Come on Darleen, that's a moronic argument. We all know that nobody would live to tell about it if that was true. ;)

If I understand it correctly, the allegations about Guantanamo have been made by former detainees who were released. Do you really think that the US military under Bush would let them go if they suspected they had been guilty of anything? I doubt it. So the allegations sound at least credible enough to warrant external investigations.

Plus, before the Iraq war, the White House administration relied, among other things, on Amnesty International reports to make its case for invading Iraq (the only part of the case I found compelling!). Now all of a sudden such reports can be deemed "absurd" just because they don't fit with the administration's strategy? I found that a bit ironic.

/Mike

Posted by: Mike at June 3, 2005 07:47 AM

The one huge Guantanamo-gulag disanalogy is the scale of the thing. We don't have millions of people in there. You could also cite the fact that the people there are foreigners and not our own citizens, but I don't think that makes it any better.

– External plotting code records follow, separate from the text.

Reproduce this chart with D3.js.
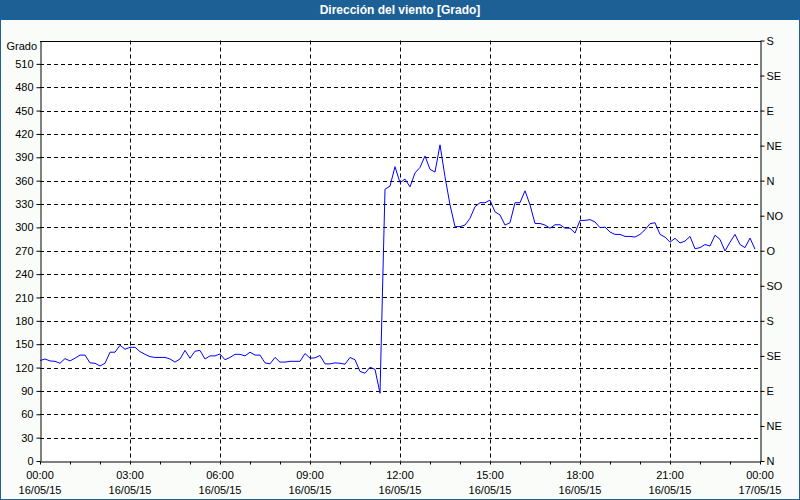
<!DOCTYPE html>
<html><head><meta charset="utf-8">
<script src="https://cdn.jsdelivr.net/npm/d3@7"></script>
<style>
html,body{margin:0;padding:0;background:#fff;}
svg{display:block;}
</style></head>
<body>
<svg id="chart" width="800" height="500"></svg>
<script>
const title = "Dirección del viento [Grado]";
const yLabel = "Grado";
const startTime = "2015-05-16T00:00:00";
const endTime = "2015-05-17T00:00:00";
const stepMinutes = 10;
const values = [
  129,131,128.5,128,125.5,131.5,128.5,132,136,136,126,125.5,122,125.5,139.7,139.7,
  148.7,143.5,146,146,140.5,137,134,133,133,133,131,127,131,142,132,141,
  142,131,135,135,137.5,130,133,137,137,135,139.7,136,136,126,124.7,133,
  127,127,128,128,128,138,132,132.5,135.5,124.7,124.7,126,125.5,124.3,133,130,
  115,112.7,120.4,117.7,87,349,353,378,357.5,362,352,370,377,391.7,374.6,371,
  406,365,329,301,301,303,311.7,326.6,331.7,331.7,335,320,316,303,306,331.7,
  331.7,347,329,305,305,303,299,303.4,303.4,299,299,292.7,309,309,310,307,
  299.6,300.4,294,291,291,288.4,288.4,287.6,291,297,304.7,306,291,287.6,281,286,
  280,282.4,288.4,272.6,274,278,276,290,284.6,269.6,281,291,278,274,286.3,272
];
const yTicks = [0,30,60,90,120,150,180,210,240,270,300,330,360,390,420,450,480,510];
const dirTicks = [0,45,90,135,180,225,270,315,360,405,450,495,540];
const dirLabels = ["N","NE","E","SE","S","SO","O","NO","N","NE","E","SE","S"];

const svg = d3.select("#chart");
const W = 800, H = 500;
const font = "'Liberation Sans', Arial, sans-serif";
const fs = "11px";
const m = {left:40, right:40, top:40.5, bottom:39};
const blue = "#1d6096";

// frame
svg.append("rect").attr("x",0).attr("y",0).attr("width",W).attr("height",H).attr("fill",blue);
svg.append("rect").attr("x",1).attr("y",20).attr("width",W-2).attr("height",H-21).attr("fill","#f9fcf9");
svg.append("text").attr("x",W/2).attr("y",14).attr("text-anchor","middle")
  .attr("fill","#fff").attr("font-family",font).attr("font-weight","bold").attr("font-size","12px").text(title);

const t0 = new Date(startTime), t1 = new Date(endTime);
const data = values.map((v,i)=>({t:new Date(t0.getTime()+i*stepMinutes*60000), v}));

const x = d3.scaleTime().domain([t0,t1]).range([m.left, W-m.right]);
const y = d3.scaleLinear().domain([0,540]).range([H-m.bottom, m.top]);

const g = svg.append("g");
g.append("rect").attr("x",m.left).attr("y",m.top).attr("width",W-m.left-m.right).attr("height",H-m.bottom-m.top).attr("fill","#fff");

const majorX = d3.timeHour.every(3).range(t0, new Date(t1.getTime()+1));
// grid
g.selectAll(".hg").data(yTicks.filter(d=>d>0)).join("line")
  .attr("x1",m.left).attr("x2",W-m.right)
  .attr("y1",d=>Math.round(y(d))+0.5).attr("y2",d=>Math.round(y(d))+0.5)
  .attr("stroke","#000").attr("stroke-dasharray","4,3").attr("stroke-width",1);
g.selectAll(".vg").data(majorX.slice(1,-1)).join("line")
  .attr("x1",d=>Math.round(x(d))+0.5).attr("x2",d=>Math.round(x(d))+0.5)
  .attr("y1",m.top).attr("y2",H-m.bottom)
  .attr("stroke","#000").attr("stroke-dasharray","4,3").attr("stroke-width",1);

// axes
const axStyle = sel => {
  sel.selectAll("text").attr("font-family",font).attr("font-size",fs).attr("fill","#000");
  sel.selectAll("line,path").attr("stroke","#000");
};
const left = g.append("g").attr("transform",`translate(${m.left+0.5},0)`)
  .call(d3.axisLeft(y).tickValues(yTicks).tickSize(4).tickPadding(3).tickSizeOuter(0));
axStyle(left);
const right = g.append("g").attr("transform",`translate(${W-m.right+0.5},0)`)
  .call(d3.axisRight(y).tickValues(dirTicks).tickFormat((d,i)=>dirLabels[i]).tickSize(4).tickPadding(2).tickSizeOuter(0));
axStyle(right);
const bottom = g.append("g").attr("transform",`translate(0,${H-m.bottom+0.5})`)
  .call(d3.axisBottom(x).ticks(d3.timeHour.every(1)).tickFormat("").tickSize(3).tickSizeOuter(0));
axStyle(bottom);
// top border line
g.append("line").attr("x1",m.left).attr("x2",W-m.right+1).attr("y1",Math.round(m.top)+0.5).attr("y2",Math.round(m.top)+0.5).attr("stroke","#000");

const fmtT = d3.timeFormat("%H:%M"), fmtD = d3.timeFormat("%d/%m/%y");
const lbl = g.selectAll(".xl").data(majorX).join("g").attr("transform",d=>`translate(${x(d)},0)`);
lbl.append("text").attr("y",479).attr("text-anchor","middle").attr("font-family",font).attr("font-size",fs).text(fmtT);
lbl.append("text").attr("y",494).attr("text-anchor","middle").attr("font-family",font).attr("font-size",fs).text(fmtD);

g.append("text").attr("x",37).attr("y",50).attr("text-anchor","end").attr("font-family",font).attr("font-size",fs).text(yLabel);

// line
g.append("path").datum(data)
  .attr("d", d3.line().x(d=>x(d.t)).y(d=>y(d.v)))
  .attr("fill","none").attr("stroke","#0000ff").attr("stroke-width",1);
</script>
</body></html>
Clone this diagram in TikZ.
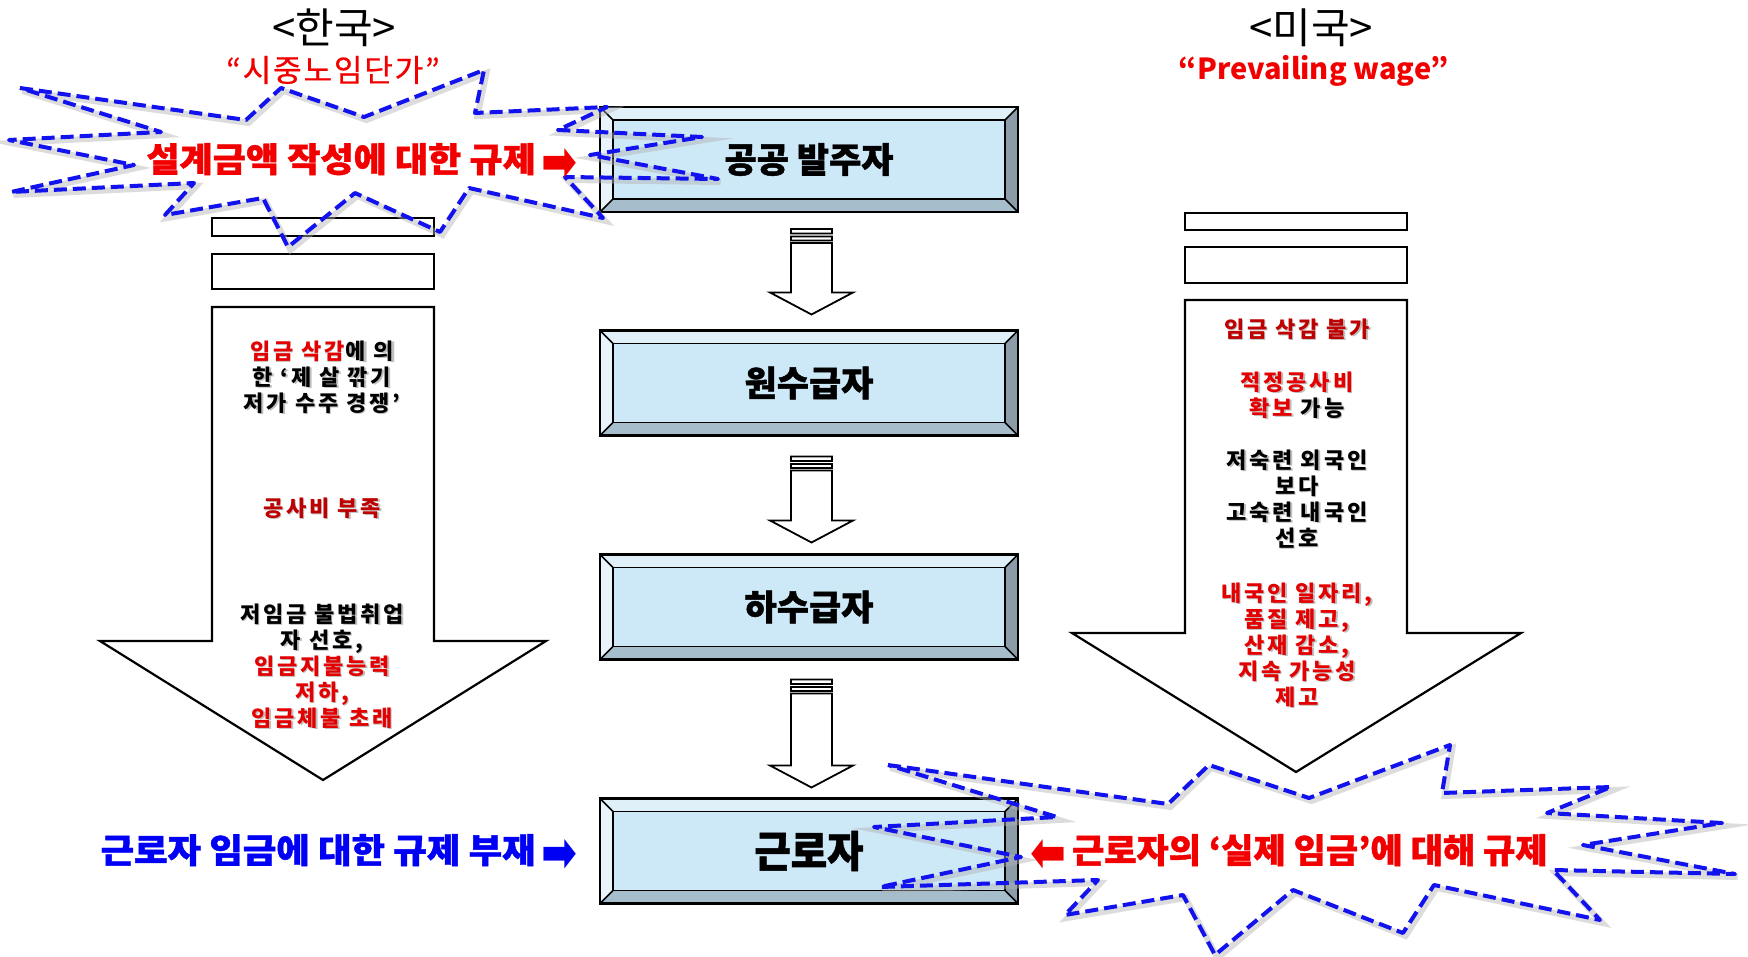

Certainly, a few people have been released. This is in large part because of political pressure from the outside -- several British nationals have gotten out, while those from other countries haven't been so lucky.

Posted by: Neil the Ethical Werewolf at June 3, 2005 02:30 PM

"Plus, before the Iraq war, the White House administration relied, among other things, on Amnesty International reports to make its case for invading Iraq (the only part of the case I found compelling!). Now all of a sudden such reports can be deemed "absurd" just because they don't fit with the administration's strategy? I found that a bit ironic."

I doubt AI's reports on Iraq were made in an attempt to demonize the Bush Administration and were instead focused on reporting abuses in Iraq. Apparently, people were supposed to just cluck disapprovingly at the abuses and not do something about it.